Dissatisfied shareholders, led by the Chandlers, had called for the breakup and piecemeal sale of the company to raise share prices, and the Tribune board itself had mentioned the possibility of spinning off the company's 23 TV stations as part of an alternative "self-help" recapitalization plan--but overall the board expressed a preference for keeping the company's properties intact. These also include the Los Angeles Times, Newsday of Long Island, and a minority stake in the Food Network.

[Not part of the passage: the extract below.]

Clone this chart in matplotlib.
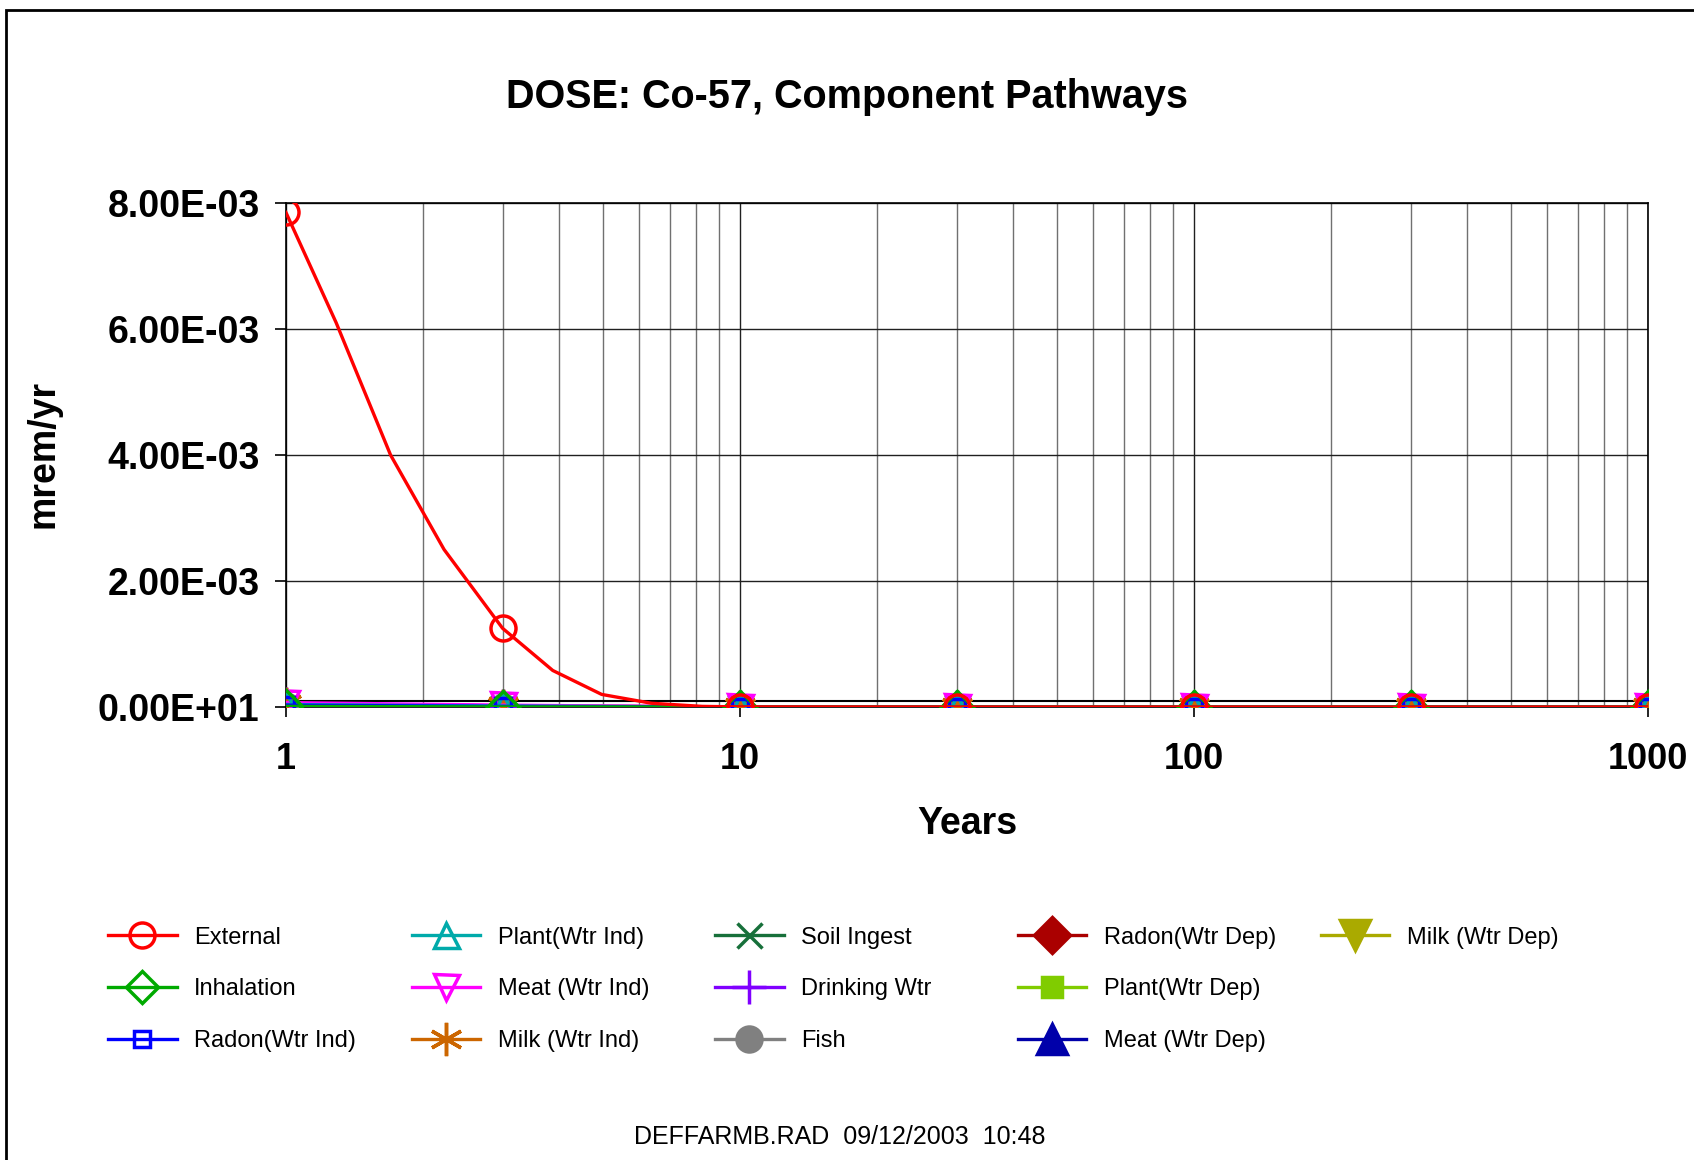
import matplotlib
matplotlib.use("Agg")
import matplotlib.pyplot as plt
from matplotlib.patches import Rectangle
from matplotlib.lines import Line2D
from matplotlib.ticker import LogLocator, NullFormatter

plt.rcParams['font.family'] = ['Liberation Sans', 'DejaVu Sans']

# dati
years_ext = [1, 1.29, 1.7, 2.23, 3, 3.87, 4.96, 6.38, 8.26, 10, 30, 100, 300, 1000]
external = [7.85e-3, 6.1e-3, 4.0e-3, 2.5e-3, 1.25e-3, 5.8e-4, 2.0e-4, 6e-5, 1e-5, 2e-6, 0, 0, 0, 0]
ext_marks = [0, 4, 9, 10, 11, 12, 13]

years = [1, 3, 10, 30, 100, 300, 1000]
inhalation = [1e-5, 2e-6, 0, 0, 0, 0, 0]
radon_ind = [3e-5, 1e-5, 0, 0, 0, 0, 0]
plant_ind = [4e-5, 1.5e-5, 0, 0, 0, 0, 0]
meat_ind = [7e-5, 3e-5, 0, 0, 0, 0, 0]
milk_ind = [5e-5, 2e-5, 0, 0, 0, 0, 0]
soil_ingest = [2e-5, 5e-6, 0, 0, 0, 0, 0]
drinking = [5e-5, 2e-5, 0, 0, 0, 0, 0]
fish = [1e-5, 3e-6, 0, 0, 0, 0, 0]
# percorsi dipendenti dall'acqua: nessun punto nel grafico
radon_dep = []
plant_dep = []
meat_dep = []
milk_dep = []

baseline = 1.0e-4

ytick_vals = [0, 2e-3, 4e-3, 6e-3, 8e-3]
ytick_labels = ["0.00E+01", "2.00E-03", "4.00E-03", "6.00E-03", "8.00E-03"]
xtick_vals = [1, 10, 100, 1000]
xtick_labels = ["1", "10", "100", "1000"]

# (label, dati, colore, marker, pieno, dimensione)
series = [
    ("External", external, "#FF0000", "o", False, 18),
    ("Inhalation", inhalation, "#00AA00", "D", False, 16),
    ("Radon(Wtr Ind)", radon_ind, "#0000FF", "s", False, 12),
    ("Plant(Wtr Ind)", plant_ind, "#00AAAA", "^", False, 18),
    ("Meat (Wtr Ind)", meat_ind, "#FF00FF", "v", False, 18),
    ("Milk (Wtr Ind)", milk_ind, "#CC6600", (6, 2, 0), False, 24),
    ("Soil Ingest", soil_ingest, "#17703A", "x", False, 18),
    ("Drinking Wtr", drinking, "#8000FF", "+", False, 24),
    ("Fish", fish, "#808080", "o", True, 18),
    ("Radon(Wtr Dep)", radon_dep, "#AA0000", "D", True, 18),
    ("Plant(Wtr Dep)", plant_dep, "#80CC00", "s", True, 14),
    ("Meat (Wtr Dep)", meat_dep, "#0000AA", "^", True, 22),
    ("Milk (Wtr Dep)", milk_dep, "#AAAA00", "v", True, 22),
]

fig = plt.figure(figsize=(16.94, 11.6), dpi=100)
ax = fig.add_axes([0.1688, 0.3905, 0.804, 0.4345])

handles = []
for i, (name, vals, col, mk, filled, ms) in enumerate(series):
    kw = dict(color=col, lw=2.4, marker=mk, markersize=ms, markeredgewidth=2.5,
              markeredgecolor=col, markerfacecolor=col if filled else "none")
    if i == 0:
        ax.plot(years_ext, vals, markevery=ext_marks, zorder=30, **kw)
    elif vals:
        ax.plot(years[:len(vals)], vals, zorder=20 - i, **kw)
    handles.append(Line2D([], [], label=name, **kw))

ax.axhline(baseline, color="black", lw=1.5, zorder=3)

ax.set_xscale("log")
ax.set_xlim(1, 1000)
ax.set_ylim(0, 8e-3)

ax.xaxis.set_minor_locator(LogLocator(base=10, subs=range(2, 10)))
ax.xaxis.set_minor_formatter(NullFormatter())
ax.set_xticks(xtick_vals)
ax.set_xticklabels(xtick_labels, fontsize=26, fontweight="bold")
ax.set_yticks(ytick_vals)
ax.set_yticklabels(ytick_labels, fontsize=27, fontweight="bold")
ax.tick_params(axis="x", which="major", length=7, width=1.2, pad=18)
ax.tick_params(axis="x", which="minor", length=0)
ax.tick_params(axis="y", which="major", length=8, width=1.2, pad=11)

ax.grid(axis="x", which="major", color="#202020", lw=1)
ax.grid(axis="x", which="minor", color="#707070", lw=1)
ax.grid(axis="y", which="major", color="#202020", lw=1)
for s in ax.spines.values():
    s.set_color("black")
    s.set_linewidth(1.2)

fig.text(0.5, 0.9165, "DOSE: Co-57, Component Pathways", ha="center", va="center",
         fontsize=28.5, fontweight="bold")
fig.text(0.571, 0.29, "Years", ha="center", va="center", fontsize=27, fontweight="bold")
fig.text(0.0254, 0.609, "mrem/yr", ha="center", va="center", rotation=90,
         fontsize=27, fontweight="bold")
fig.text(0.496, 0.0198, "DEFFARMB.RAD  09/12/2003  10:48", ha="center", va="center",
         fontsize=18)

# legenda: colonne a passo fisso
col_x = [0.0638, 0.2432, 0.4221, 0.6009, 0.7798]
for c, x0 in enumerate(col_x):
    fig.legend(handles=handles[3 * c:3 * c + 3], loc="upper left",
               bbox_to_anchor=(x0, 0.2012), frameon=False, borderpad=0,
               borderaxespad=0, fontsize=17, handlelength=2.9,
               handletextpad=0.75, labelspacing=1.26)

# cornice esterna
fig.patches.append(Rectangle((0.0035, -0.1), 1.2, 1.0914, transform=fig.transFigure,
                             fill=False, edgecolor="black", lw=2))

fig.savefig("out.png", dpi=100)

Reports began circulating late Friday that the Tribune board was encouraging Zell to submit a bid matching a rival offer of $34 a share from two Los Angeles billionaires, Eli Broad and Ron Burkle, tendered on Thursday. Broad and Burkle's bid had topped Zell's previous offer of $33 a share and incorporated many elements of his proposal for the company, including the creation of an ESOP, as well as a promise to invest $500 million of their own money.

The end of the tortuous six-month auction is probably a relief for Tribune shareholders and management, but according to Ken Doctor, a newspaper industry analyst with Outsell, Inc., the big picture is gloomy: "The first thing you notice is there were no newspaper companies or media companies bidding on the Tribune Company at the end. The only bidders were from outside the industry--after the shareholders and the market said, 'I don't think so.'"

Broad, like Zell, made his fortune in real estate and finance, while Burkle earned his billions building a chain of supermarkets. In light of industry trends, Doctor was skeptical that Zell could turn the company's fortunes around in the short term: "Sam Zell is known as an astute investor who really knows how to buy distressed properties. But what may be missing in all this is that Tribune is not particularly a distressed company--it's a company in a distressed industry. And the advertising and circulation decline is only deepening."

Speaking of the newspaper industry in general, Doctor was guardedly optimistic about long-term prospects: "There's significant long-term value in those newspaper and Internet brands. But companies are going to have to absorb lower margins for the next 3-5 years. In the short term, this is not something that [Zell] can make a quick buck on."